Internet et les réseaux sociaux sont les seuls espaces où je suis relativement capable de m’exprimer, en allant droit au but. Avec ma conscience du monde et mon hyper sensibilité, je ne peux savourer pleinement les bonheurs simples que m’offre la vie sans les envisager en lien avec le monde global, ce qui me gâche tout. J’ai essayé de m’intéresser à des choses légères, notamment via le blog, mais il y a toujours un goût amer en arrière plan que j’essaie d’étouffer.Le fait de me dire qu’il y a tellement de travail à faire pour que le monde aille mieux y est pour quelque chose. Il n’y a vraiment pas de quoi être optimiste vu le climat du monde actuel, et le militantisme, qu’il soit artistique ou politique, me permet au moins d’agir à mon niveau en attendant je ne sais quoi.

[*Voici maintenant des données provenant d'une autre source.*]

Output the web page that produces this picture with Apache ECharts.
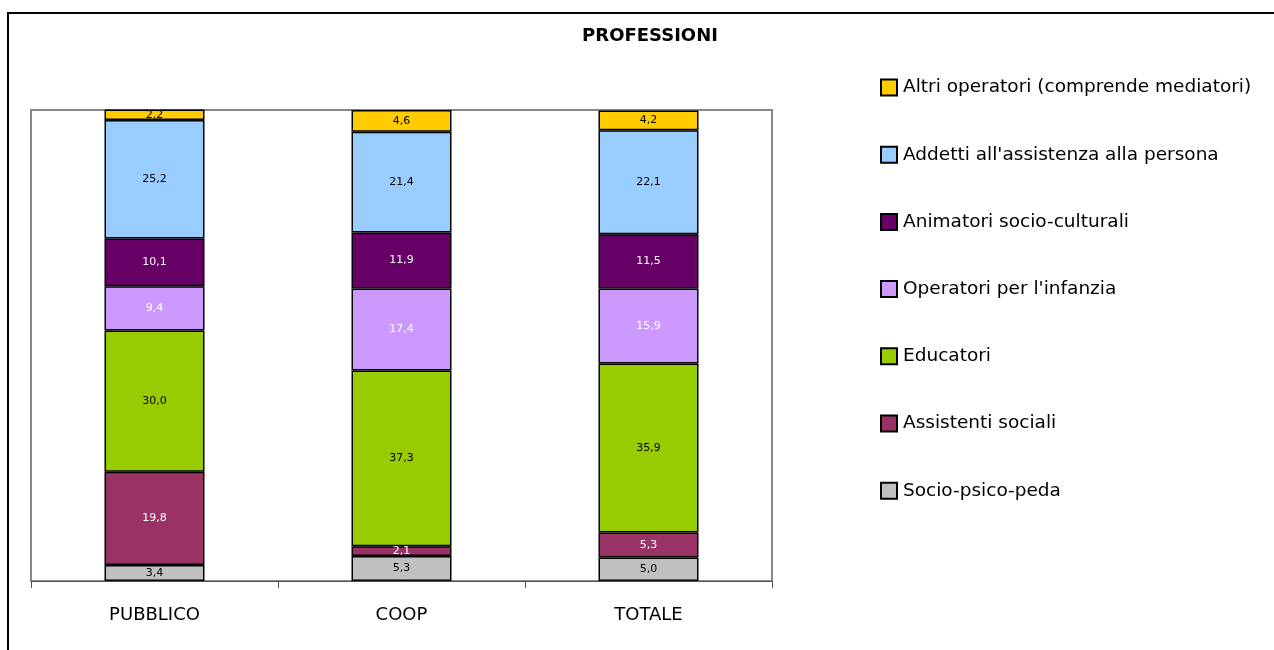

Mini  N. a fêté ses deux ans en février, et avec sa grande sœur, elles remplissent nos vies de joies. Mes deux filles m’apprennent tellement chaque jour, et je dois me surpasser pour répondre conjointement à leurs bruyantes exigences et aux miennes! Elles arrivent à manifester leurs humanité et leur vivacité autant que je n’ai jamais pu le faire pour moi-même, moi qui suis toute éteinte. Elles sont bavardes et moi je ne le suis pas du tout. Je suis épuisée par mes propres maniaqueries et mon besoin de tout faire selon un schéma bien précis (tout ou rien) mais très contente du chemin parcouru. J’apprend à passer le relais. J’ai appris à m’accepter, même dans les moments où j’ai besoin de me couper du monde et à tenter d’expliquer aux autres que là j’atteins mes limites ou que je suis incapable d’expliquer ma façon de penser. J’ai entamé un parcours de diagnostic médical plus précis car j’ai besoin de comprendre comment faire pour aller de l’avant dans mes projets à visée sociale en étant handicapée de la sorte dans les rapports que je peux avoir avec les autres. J’ai besoin de comprendre comment être enfin moi-même et respecter mes besoins sans détruire les liens et structures fragiles que j’ai réussi à construire autour de moi. Je passe sans cesse de doutes aux actions puis aux remises en questions. Car une chose est sûre: je souffre à la fois de ne pas être en communion avec le monde, ni entendue ni comprise, ne pouvant par le seul biais de mes actions avoir un impact sur ce monde que j’ai besoin de changer et sur ma communauté que j’ai besoin de soutenir. Alors que, au fond, ce que je désire le plus pour être soulagée, c’est de ne plus avoir à gérer des interactions sociales oppressives pour moi. La pratique artistique, qui me paraissait il y a quelques années être la solution, est en fait peu efficace si on envisage d’impacter le monde de manière radicale et immédiate. Il faut trouver un juste milieu et je dois me forcer. Je me suis donc résolue à essayer de mieux comprendre mon autisme en concédant qu’on me traite à nouveau comme un spécimen, et c’est pour ça que j’en parle ici car cela occupe beaucoup mes pensées ces derniers mois. Souhaitez-moi bonne chance et surtout de la patience.